Introduction to Google File System
Google File System (GFS) is one of the first attempt to create a distributed file system built with fault tolerance in mind. The file system is expected to run on top of commodity hardware, and hence there’s a gurantee that there would be some system in the network which wouldn’t respond, and some systems might not even recover. GFS is the underlying file system for many different products, including the map-reduce designed by Google, which makes this GFS a file system which handles a major load. The paper mentiones the GFS has already supported a load of billions of objects with size around couple of KBs.

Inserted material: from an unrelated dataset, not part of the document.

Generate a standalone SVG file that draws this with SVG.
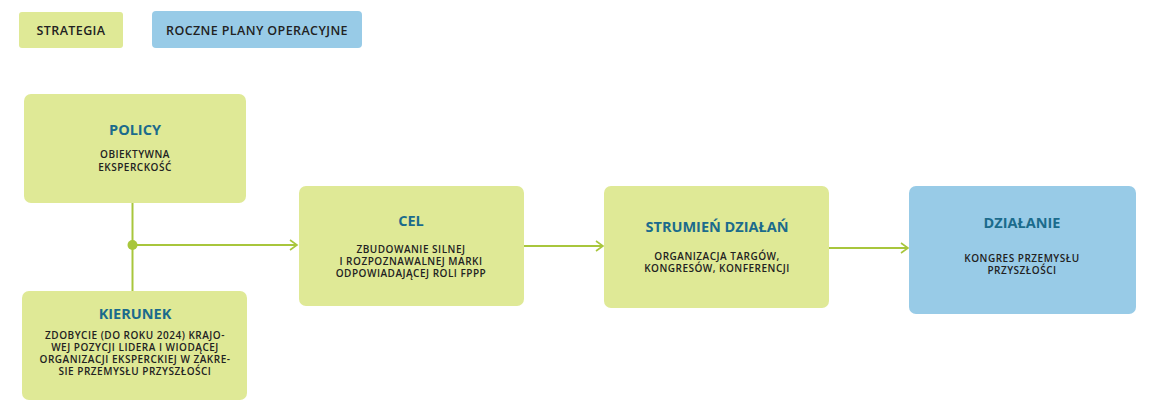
<svg xmlns="http://www.w3.org/2000/svg" width="1150" height="409" viewBox="0 0 1150 409">
<defs>
<style>
.g{fill:#dfe996}
.b{fill:#98cbe7}
.t{font-family:"Open Sans","Noto Sans",sans-serif;font-weight:700;font-size:14.5px;fill:#1b6b8c;text-anchor:middle}
.s{font-family:"Open Sans","Noto Sans",sans-serif;font-weight:600;font-size:10px;letter-spacing:0.5px;fill:#222;text-anchor:middle}
.l{font-family:"Open Sans","Noto Sans",sans-serif;font-weight:600;font-size:12.5px;letter-spacing:0.4px;fill:#222;text-anchor:middle}
.c{stroke:#a8c63c;stroke-width:2;fill:none}
</style>
<marker id="ah" markerWidth="10" markerHeight="12" refX="8" refY="6" orient="auto" markerUnits="userSpaceOnUse">
<path d="M1,1 L8,6 L1,11" fill="none" stroke="#a8c63c" stroke-width="1.6"/>
</marker>
</defs>
<rect width="1150" height="409" fill="#fff"/>
<g id="legend-strategia">
<rect class="g" x="19" y="12" width="104" height="36" rx="3"/>
<text class="l" x="71" y="34.5">STRATEGIA</text>
</g>
<g id="legend-roczne">
<rect class="b" x="152" y="11" width="210" height="37" rx="4"/>
<text class="l" x="257" y="34.5">ROCZNE PLANY OPERACYJNE</text>
</g>
<g id="connectors">
<line class="c" x1="132.5" y1="203" x2="132.5" y2="291"/>
<line class="c" x1="132.5" y1="245" x2="297" y2="245" marker-end="url(#ah)"/>
<circle cx="132.5" cy="245" r="5" fill="#a8c63c"/>
<line class="c" x1="524" y1="246" x2="603" y2="246" marker-end="url(#ah)"/>
<line class="c" x1="829" y1="248" x2="908" y2="248" marker-end="url(#ah)"/>
</g>
<g id="policy">
<rect class="g" x="24" y="94" width="222" height="109" rx="7"/>
<text class="t" x="135" y="135">POLICY</text>
<text class="s" x="135" y="158">OBIEKTYWNA</text>
<text class="s" x="135" y="171">EKSPERCKOŚĆ</text>
</g>
<g id="kierunek">
<rect class="g" x="22" y="291" width="225" height="109" rx="7"/>
<text class="t" x="135" y="319">KIERUNEK</text>
<text class="s" x="135" y="339">ZDOBYCIE (DO ROKU 2024) KRAJO-</text>
<text class="s" x="135" y="351">WEJ POZYCJI LIDERA I WIODĄCEJ</text>
<text class="s" x="135" y="363">ORGANIZACJI EKSPERCKIEJ W ZAKRE-</text>
<text class="s" x="135" y="375">SIE PRZEMYSŁU PRZYSZŁOŚCI</text>
</g>
<g id="cel">
<rect class="g" x="299" y="186" width="225" height="120" rx="7"/>
<text class="t" x="411" y="226">CEL</text>
<text class="s" x="411" y="253">ZBUDOWANIE SILNEJ</text>
<text class="s" x="411" y="265">I ROZPOZNAWALNEJ MARKI</text>
<text class="s" x="411" y="277">ODPOWIADAJĄCEJ ROLI FPPP</text>
</g>
<g id="strumien">
<rect class="g" x="604" y="186" width="225" height="122" rx="7"/>
<text class="t" x="717" y="232">STRUMIEŃ DZIAŁAŃ</text>
<text class="s" x="717" y="260">ORGANIZACJA TARGÓW,</text>
<text class="s" x="717" y="272">KONGRESÓW, KONFERENCJI</text>
</g>
<g id="dzialanie">
<rect class="b" x="909" y="186" width="227" height="128" rx="7"/>
<text class="t" x="1022" y="228">DZIAŁANIE</text>
<text class="s" x="1022" y="262">KONGRES PRZEMYSŁU</text>
<text class="s" x="1022" y="274">PRZYSZŁOŚCI</text>
</g>
</svg>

There’s mainly two type of write operation a distributed filesystem has to support: write at a particular offset, and append write. The GFS is designed specially for the append write operation, though it also has the support for writing at a particular offset also.
Architecture:
Properties:
- Single master server: Master server contains the metadata of the file system. Each read and write operation would pass through master first
- Multiple Chunk server: Chunk server contains the exact data. Each block of chunk server is generally replicated to two more chunk server to achieve fault tolerance
- Big sequential data access
- Internal Usage: This service is restricted to a specific data center only. As this GFS is primarily targeted for internal applications, the applications can be data center specific
- Applications should accompany the data in chunks with a checksum, to verify integrity on the application level
The master server contains only the metadata of the file-system. Each operaation first communicates with the master server, and the master server dictates which chunk servers the client application should communicate with. The master server contains two type of metadata:
- Filename metadata: Maps a particular filename to a list of chunk-handlers
- Chunkhandler metadata: Maps a chunk server to list of chunk servers, version number (non-volative, stored in persistent storage), primary chunk server, lease expiry timestamp
Write Operation:
- Check if primary chunk server is available, if not then follow the next two steps, otherwise jump to the third step
- Find the sent of chunk servers having upto-date copy, where the version number of the chunkhandler is matching
- Master server increments the version number, writes to the disk, marks one of the replica as primary and assigns lease to it
- Client sends the append request to all the primary and secondary replica chunk servers, the chunk servers write the chunk to a temporary file and reply success
- Once all the primary and secondary replica chunk server has handled the request, primary replica is made aware of the success scenario
- Primary replica selects an offset to include the chunk, and informs all the replicas to append the chunk in the same offset
- If all the secondary server returns success, the primary replica returns success state to the client
- If any of the secondary server returns failure, then the primary replica returns failure status to the client
- Client retries the same operation in case receives failure
Read Operation:
- Client sends a read request with filename and offset to the master server
- Master sends the chunk handler H along with the list of servers S the client can read from
Relaxed consistency:
GFS offeres flexible consistency, hence depending upon replica, the client might find different data.
NB: Certain times master server might come across with a chunk server with a chunk handler having higher version number than the metadata stored on the master. In that case master assumes that there were some node failure while assigning the version number, and master updates the metadata with the updated version number. Also master doesn’t store the list of chunk servers for chunk handler, as it scans the chunk server and updates it metadata when the chunk server joins the network.